The researchers noted that while one small rover has limits, these results show they can explore areas a main spacecraft cannot reach.
SORA-Q: A Transformer Robot
The robot, nicknamed SORA-Q (from Japanese words for space and sphere), weighs only eight ounces. When it lands, the shiny metal sphere opens up. Its two halves become wheels that spin around a central shaft. This central part also has a front camera and a tail for balance.
JAXA created SORA-Q with Sony and toy maker TOMY. Its design comes from transformer toys that change from vehicles to robots. But the team had to change the design a lot to handle the moon's harsh environment.
Overcoming Lunar Challenges
Moving in the moon's dust, called regolith, is a big challenge. This fine powder can be hard for small wheeled robots to navigate because they don't have as much grip as larger ones.
To fix this, the team designed the wheels to spin slightly off-center. This makes the rover lift a bit with each turn. This helps the wheels dig into the surface and get enough grip to move in the loose dust.
Communication delays are another problem. So, the robot was designed to do most tasks on its own. It has an image-processing system that lets it spot the SLIM lander. It uses the lander as a reference point to figure out its own position in real time.
SORA-Q is too small to talk directly to Earth. So, it worked with another robot called LEV-1, which can hop and send data. Due to power limits and short communication windows, SORA-Q can only send a limited amount of data. It has an algorithm that picks the best photos to share.
The robot has a low-power chip, not one for complex image processing. The algorithm simply looks for the SLIM lander's gold insulating material. It then picks photos where this material is clearly visible.
About seven minutes after starting, the rover had moved about five meters from the lander. It chose two best images out of 12 and sent them to LEV-1. One image was very helpful. It showed the lander had landed at a strange angle, with its solar panels facing the wrong way.
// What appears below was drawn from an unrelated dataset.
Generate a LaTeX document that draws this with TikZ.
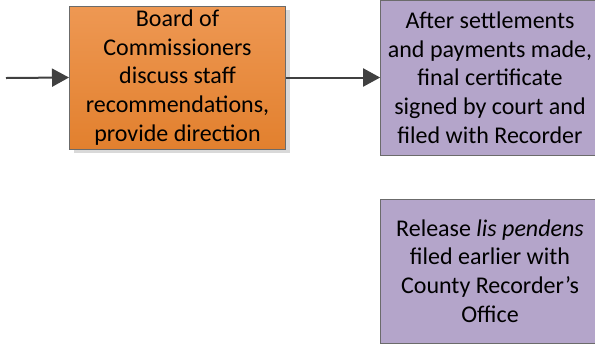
\documentclass[tikz,border=0pt]{standalone}
\usepackage{fontspec}
\setmainfont{Carlito}
\usepackage{tikz}
\usetikzlibrary{arrows.meta,shadows}
\definecolor{linegray}{HTML}{404040}
\definecolor{boxedge}{HTML}{6B6B6B}
\definecolor{boardtop}{HTML}{EE9853}
\definecolor{boardbot}{HTML}{E2802E}
\definecolor{steppurple}{HTML}{B4A5CA}
\begin{document}
\begin{tikzpicture}[x=0.75pt,y=-0.75pt,
    box/.style={draw=boxedge,line width=0.75pt,align=center,inner sep=0pt,
      font=\fontsize{18}{21.5}\selectfont},
    board/.style={box,top color=boardtop,bottom color=boardbot,
      drop shadow={shadow xshift=3pt,shadow yshift=-3pt,fill=black,opacity=0.15},
      minimum width=162pt,minimum height=107.25pt},
    purplebox/.style={box,fill=steppurple,minimum width=164pt},
    arr/.style={draw=linegray,line width=1.5pt,
      -{Triangle[length=12.75pt,width=13.5pt]}}]
  \useasboundingbox (0,0) rectangle (595,344);
            \coordinate (start) at (6,78);
            \node[board] (discuss) at (177.5,77.5) {Board of\\Commissioners\\discuss staff\\recommendations,\\provide direction};
            \node[purplebox,minimum height=116.25pt] (final) at (490,77.5) {After settlements\\and payments made,\\final certificate\\signed by court and\\filed with Recorder};
            \node[purplebox,minimum height=108pt] (release) at (490,271) {Release \textit{lis pendens}\\filed earlier with\\County Recorder’s\\Office};
            \draw[arr] (start) -- (discuss.west);
            \draw[arr] (discuss.east) -- (final.west);
        \end{tikzpicture}
\end{document}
This gave ground teams important information to understand the spacecraft's status.
Future of Lunar Exploration
The system wasn't perfect. Some data was lost during transmission. This happened partly because LEV-1's hopping disrupted the wireless link. Also, the rover's antenna changed direction as it moved. The team also lost tracking data before the mission ended. This means they don't know exactly how far the rover traveled or when it stopped.
Despite these issues, the mission showed that small, affordable robots like SORA-Q could greatly expand moon exploration. This could be very useful for finding good spots for future science missions or even permanent bases on the moon.